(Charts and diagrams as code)

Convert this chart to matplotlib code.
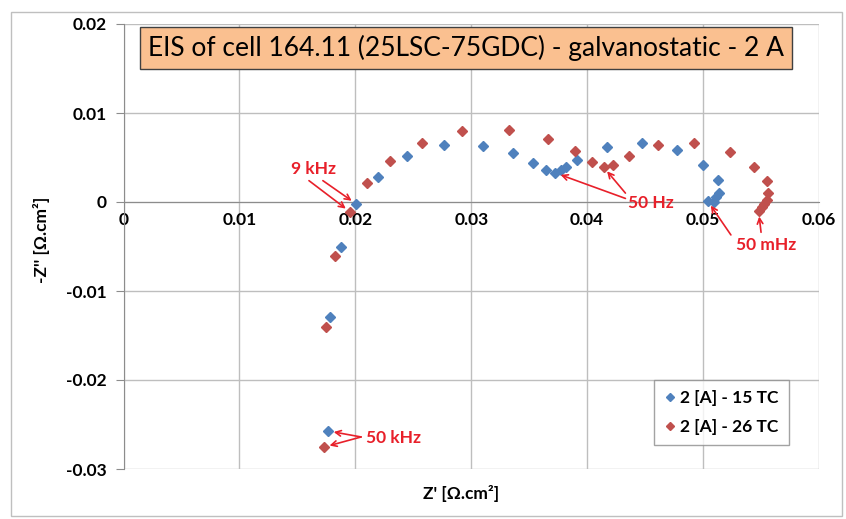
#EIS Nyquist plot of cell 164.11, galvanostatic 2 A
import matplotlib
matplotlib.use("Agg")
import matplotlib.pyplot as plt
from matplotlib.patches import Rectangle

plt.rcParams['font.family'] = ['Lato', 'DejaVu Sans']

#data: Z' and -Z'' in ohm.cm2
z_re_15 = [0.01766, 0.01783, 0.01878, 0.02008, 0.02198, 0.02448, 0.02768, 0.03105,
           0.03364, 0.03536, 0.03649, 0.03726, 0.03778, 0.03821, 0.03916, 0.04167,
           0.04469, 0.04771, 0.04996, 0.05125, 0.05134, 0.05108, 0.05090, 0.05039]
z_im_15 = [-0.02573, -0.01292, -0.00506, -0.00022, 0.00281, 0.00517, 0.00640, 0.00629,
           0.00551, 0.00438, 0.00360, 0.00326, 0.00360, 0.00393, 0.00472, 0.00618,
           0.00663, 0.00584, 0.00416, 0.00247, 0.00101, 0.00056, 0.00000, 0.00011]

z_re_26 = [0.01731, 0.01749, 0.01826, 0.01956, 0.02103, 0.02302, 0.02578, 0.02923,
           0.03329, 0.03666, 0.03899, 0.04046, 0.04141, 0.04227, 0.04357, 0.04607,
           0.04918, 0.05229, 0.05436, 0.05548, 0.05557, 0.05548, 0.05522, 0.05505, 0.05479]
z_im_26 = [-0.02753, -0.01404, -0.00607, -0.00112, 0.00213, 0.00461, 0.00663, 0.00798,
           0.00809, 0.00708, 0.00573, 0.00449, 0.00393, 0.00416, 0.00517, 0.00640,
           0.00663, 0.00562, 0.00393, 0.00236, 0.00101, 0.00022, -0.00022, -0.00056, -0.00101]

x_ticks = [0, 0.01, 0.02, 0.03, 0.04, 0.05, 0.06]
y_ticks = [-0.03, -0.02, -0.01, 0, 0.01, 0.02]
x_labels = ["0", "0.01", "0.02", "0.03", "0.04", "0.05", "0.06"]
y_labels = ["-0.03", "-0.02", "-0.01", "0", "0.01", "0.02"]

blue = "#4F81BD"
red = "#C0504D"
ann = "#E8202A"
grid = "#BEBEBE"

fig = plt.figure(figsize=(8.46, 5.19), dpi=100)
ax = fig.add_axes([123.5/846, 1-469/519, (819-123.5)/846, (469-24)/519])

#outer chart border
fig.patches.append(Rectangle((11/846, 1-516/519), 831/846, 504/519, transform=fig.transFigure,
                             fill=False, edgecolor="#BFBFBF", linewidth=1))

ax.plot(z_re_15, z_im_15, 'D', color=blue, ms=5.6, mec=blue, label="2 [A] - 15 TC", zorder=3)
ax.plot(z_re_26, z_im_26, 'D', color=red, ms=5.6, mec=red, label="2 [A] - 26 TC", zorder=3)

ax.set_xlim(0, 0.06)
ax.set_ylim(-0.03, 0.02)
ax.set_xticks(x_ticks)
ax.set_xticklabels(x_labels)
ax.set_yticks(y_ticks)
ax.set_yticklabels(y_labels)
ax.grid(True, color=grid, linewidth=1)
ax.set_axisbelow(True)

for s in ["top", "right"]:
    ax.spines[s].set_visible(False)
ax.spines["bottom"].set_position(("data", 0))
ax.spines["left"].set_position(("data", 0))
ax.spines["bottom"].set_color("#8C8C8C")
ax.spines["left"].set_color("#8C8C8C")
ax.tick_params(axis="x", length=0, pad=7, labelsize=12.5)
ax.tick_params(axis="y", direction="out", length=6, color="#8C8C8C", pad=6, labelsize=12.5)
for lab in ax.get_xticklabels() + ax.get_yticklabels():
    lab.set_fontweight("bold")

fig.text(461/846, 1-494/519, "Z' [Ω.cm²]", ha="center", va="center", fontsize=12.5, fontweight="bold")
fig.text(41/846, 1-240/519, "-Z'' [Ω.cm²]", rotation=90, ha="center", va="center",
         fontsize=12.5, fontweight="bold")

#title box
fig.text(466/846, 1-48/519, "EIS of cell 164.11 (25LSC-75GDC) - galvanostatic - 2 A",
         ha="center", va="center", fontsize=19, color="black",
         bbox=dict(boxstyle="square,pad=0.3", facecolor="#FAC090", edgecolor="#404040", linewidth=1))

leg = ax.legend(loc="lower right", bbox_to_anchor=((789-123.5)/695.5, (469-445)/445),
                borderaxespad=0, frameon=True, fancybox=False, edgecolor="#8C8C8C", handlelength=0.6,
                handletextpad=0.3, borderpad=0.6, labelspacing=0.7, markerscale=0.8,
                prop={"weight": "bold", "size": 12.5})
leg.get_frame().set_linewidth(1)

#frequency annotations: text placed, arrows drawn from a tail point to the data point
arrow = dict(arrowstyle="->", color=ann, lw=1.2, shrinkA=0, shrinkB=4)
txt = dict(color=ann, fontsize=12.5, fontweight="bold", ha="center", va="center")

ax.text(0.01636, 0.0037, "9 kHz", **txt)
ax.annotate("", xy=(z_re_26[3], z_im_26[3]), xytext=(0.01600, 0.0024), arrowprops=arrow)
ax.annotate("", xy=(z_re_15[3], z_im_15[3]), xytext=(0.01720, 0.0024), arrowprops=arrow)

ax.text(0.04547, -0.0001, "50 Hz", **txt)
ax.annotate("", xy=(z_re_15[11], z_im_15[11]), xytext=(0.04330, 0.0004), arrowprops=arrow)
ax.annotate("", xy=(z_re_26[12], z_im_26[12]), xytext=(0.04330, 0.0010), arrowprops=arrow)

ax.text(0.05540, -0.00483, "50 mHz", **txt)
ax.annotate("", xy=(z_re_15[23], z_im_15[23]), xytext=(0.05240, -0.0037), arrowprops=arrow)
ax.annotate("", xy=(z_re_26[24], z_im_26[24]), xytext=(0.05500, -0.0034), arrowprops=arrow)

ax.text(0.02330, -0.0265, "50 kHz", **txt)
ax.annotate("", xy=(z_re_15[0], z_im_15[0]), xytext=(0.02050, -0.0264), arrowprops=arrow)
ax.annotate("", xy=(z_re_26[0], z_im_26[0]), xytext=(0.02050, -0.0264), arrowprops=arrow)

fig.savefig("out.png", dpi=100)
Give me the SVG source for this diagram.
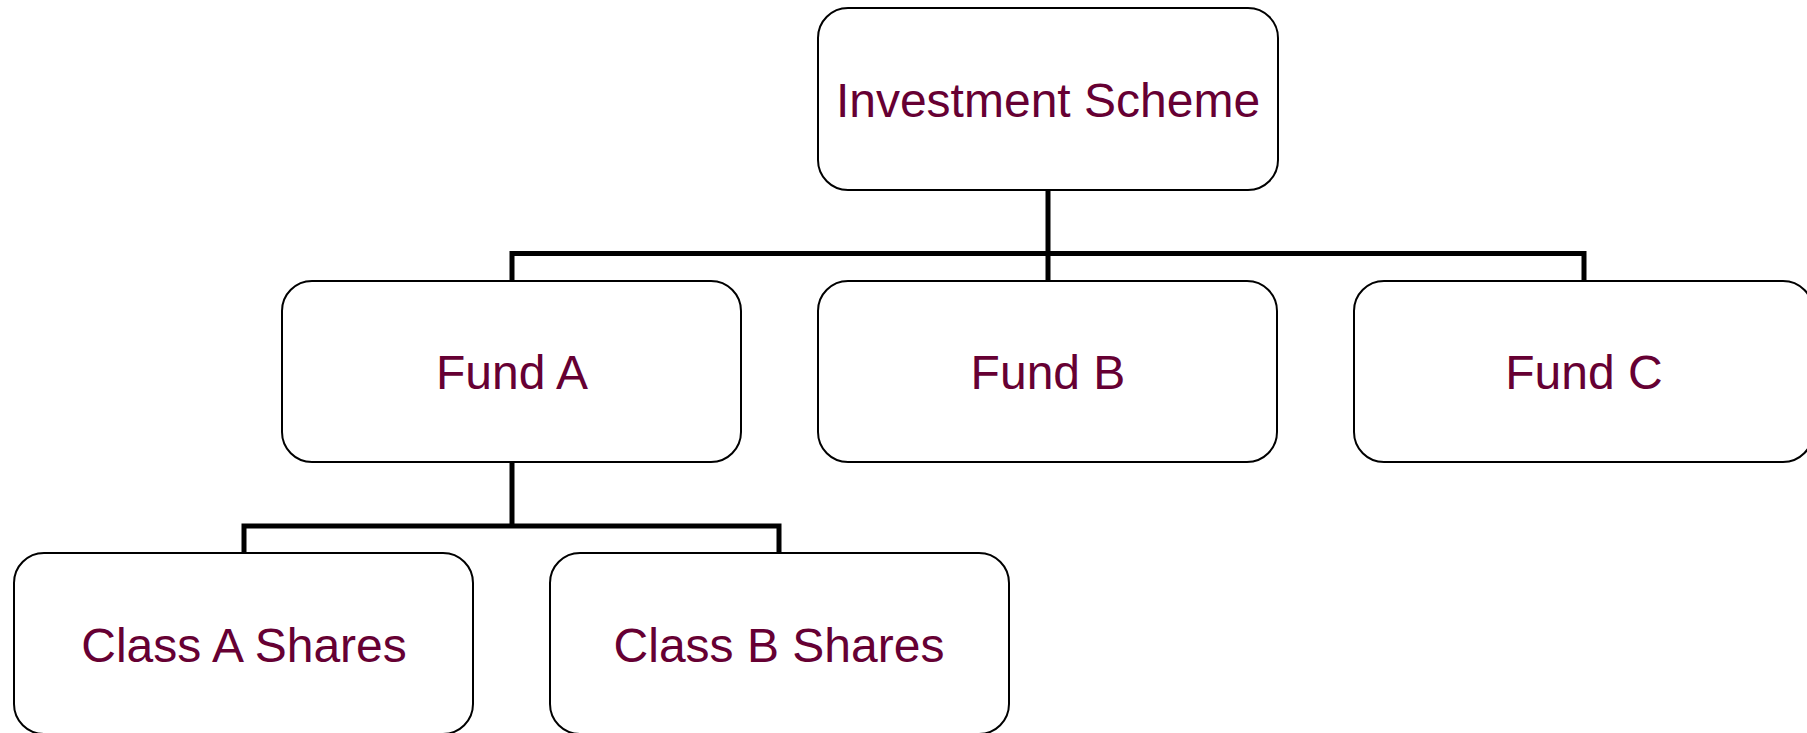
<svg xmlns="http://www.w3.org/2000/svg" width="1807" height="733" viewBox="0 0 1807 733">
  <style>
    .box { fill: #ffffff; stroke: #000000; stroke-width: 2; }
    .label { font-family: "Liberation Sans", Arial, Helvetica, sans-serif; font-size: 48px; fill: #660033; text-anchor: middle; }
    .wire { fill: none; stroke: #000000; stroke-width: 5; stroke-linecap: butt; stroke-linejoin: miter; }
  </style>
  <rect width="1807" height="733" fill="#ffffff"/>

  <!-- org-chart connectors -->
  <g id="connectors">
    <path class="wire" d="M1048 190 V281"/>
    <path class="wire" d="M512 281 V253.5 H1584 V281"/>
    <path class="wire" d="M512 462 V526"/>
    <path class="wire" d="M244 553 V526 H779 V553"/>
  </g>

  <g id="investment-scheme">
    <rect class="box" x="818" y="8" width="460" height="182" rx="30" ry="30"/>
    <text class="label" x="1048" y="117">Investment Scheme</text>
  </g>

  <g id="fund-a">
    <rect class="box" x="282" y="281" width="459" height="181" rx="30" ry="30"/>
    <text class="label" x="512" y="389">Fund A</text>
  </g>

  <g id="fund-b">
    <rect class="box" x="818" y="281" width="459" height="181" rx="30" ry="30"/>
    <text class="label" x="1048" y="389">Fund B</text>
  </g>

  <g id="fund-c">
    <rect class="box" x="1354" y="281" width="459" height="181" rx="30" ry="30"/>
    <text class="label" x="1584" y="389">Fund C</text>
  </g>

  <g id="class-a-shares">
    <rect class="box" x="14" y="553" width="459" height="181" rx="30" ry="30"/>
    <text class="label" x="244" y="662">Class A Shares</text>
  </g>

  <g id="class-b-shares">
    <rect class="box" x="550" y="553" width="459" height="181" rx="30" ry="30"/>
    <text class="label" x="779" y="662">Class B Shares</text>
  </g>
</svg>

Written task
Give again, word for word, every line from the top of the data above to the line holding "0.00056, 0.00000, 0.00011]", inclusive, with the pictures left out.

Written reply
Convert this chart to matplotlib code.
#EIS Nyquist plot of cell 164.11, galvanostatic 2 A
import matplotlib
matplotlib.use("Agg")
import matplotlib.pyplot as plt
from matplotlib.patches import Rectangle

plt.rcParams['font.family'] = ['Lato', 'DejaVu Sans']

#data: Z' and -Z'' in ohm.cm2
z_re_15 = [0.01766, 0.01783, 0.01878, 0.02008, 0.02198, 0.02448, 0.02768, 0.03105,
           0.03364, 0.03536, 0.03649, 0.03726, 0.03778, 0.03821, 0.03916, 0.04167,
           0.04469, 0.04771, 0.04996, 0.05125, 0.05134, 0.05108, 0.05090, 0.05039]
z_im_15 = [-0.02573, -0.01292, -0.00506, -0.00022, 0.00281, 0.00517, 0.00640, 0.00629,
           0.00551, 0.00438, 0.00360, 0.00326, 0.00360, 0.00393, 0.00472, 0.00618,
           0.00663, 0.00584, 0.00416, 0.00247, 0.00101, 0.00056, 0.00000, 0.00011]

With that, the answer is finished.